Improvement on environmental performance
- Environment, Social and Governance (ESG) reporting is an emerging global trend. As revealed in the latest sustainable consumption behaviour report published by the Council in June this year entitled “Embracing Sustainable Consumption for a Happy Life – A Tracking Study on Consumer Behaviour”, there is an overall improvement in consumers’ attitude and behaviour as reflected by the Sustainable Consumption Index. In particular, almost 6-in-10 consumer respondents responded that they would give priority to those companies which are environmentally friendly; and close to 70% of the consumer respondents strongly agreed or agreed that they would commit more to support sustainable consumption if retailers or services providers commit more. The latter was a significant increase as compared with the baseline survey conducted in 2015 (60%). Such findings indicated that there is a growing aspiration from consumers on environmental performance of service providers.
- In view of the above consideration, the Council suggests the new franchises to include requirements on improvement plan and target for the sustainable development of bus services, in particular environmental sustainability. For instance, improvement plan and targets in terms of cleaner fuel with less pollution and carbon emission, greener bus models, appropriate air-conditioning temperature and less noise pollution. The Council considers that such targets should be reported in respective ESG reports or sustainability reports of the franchised bus companies.
- To conclude, the Council hopes the TD would take consideration of the above suggestions and set more stringent requirements of the new franchises for the bus networks of Citybus (Franchise 2), LW and NWFB for the betterment of bus services and consumer protection.
 Referring to paragraph 2.5 of the Passenger Opinion Survey for the NWFB, LW and Citybus Franchise 2 (Annex A of the Consultation Paper).
 Transport Complaints Unit Quarterly Report No. 1 of 2021, Transport Complaints Unit of the Transport Advisory Committee.
 According to the Consultation Paper, the annual average lost trip rate of NWFB was 2.5% between 2013 and 2019; which was the highest as compared with LW (1.2%) and Citybus (Franchise 2) (1.2%).

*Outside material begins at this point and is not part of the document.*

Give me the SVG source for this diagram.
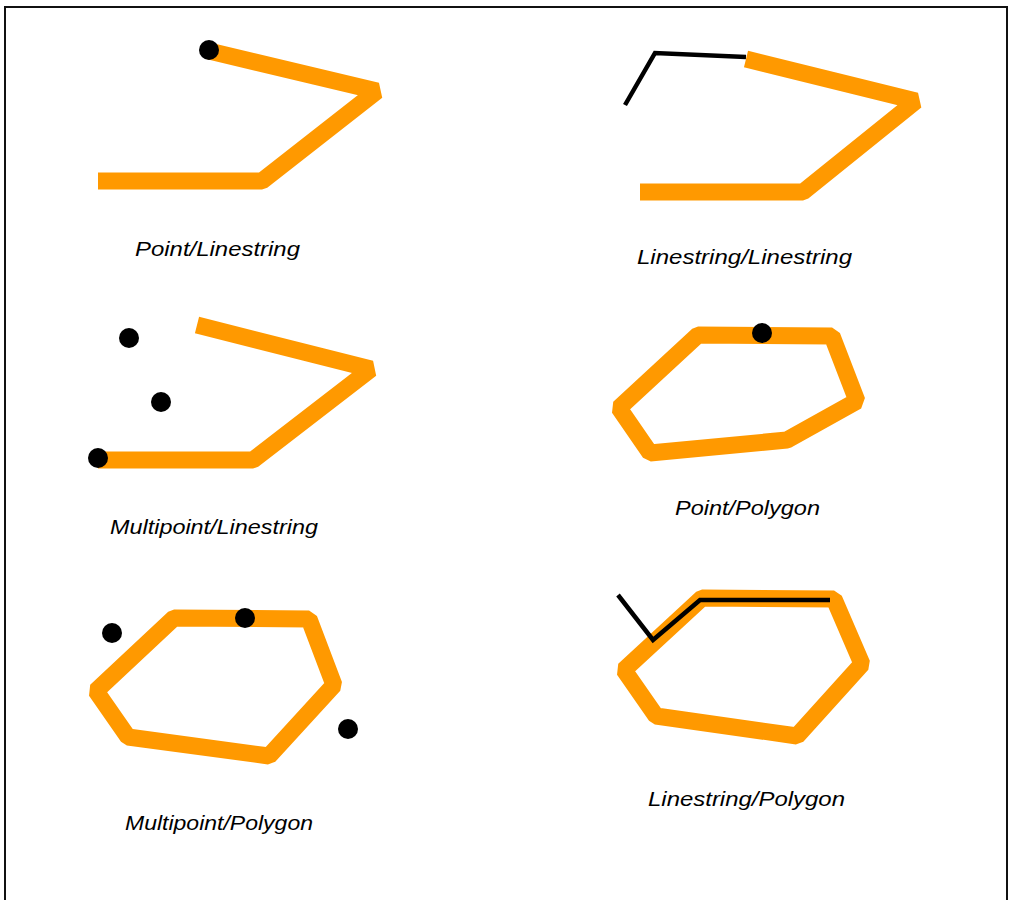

 For the last bus fare adjustment, the five franchised bus operators submitted the fare increase applications to the Government in 2018 and 2019, and the vetting decision was announced in March 2021 and became effective in April 2021.
 All three franchised bus companies concerned are listed companies which have already included sustainability report in their annual report as required by HKEx, which listed environment performance, e.g. emission data. However, it seems that improvement targets are not available in the annual report of LW; as for Citybus and NWFB, only an overall reduction target for the whole business group is reported, there is no separate data for the bus services.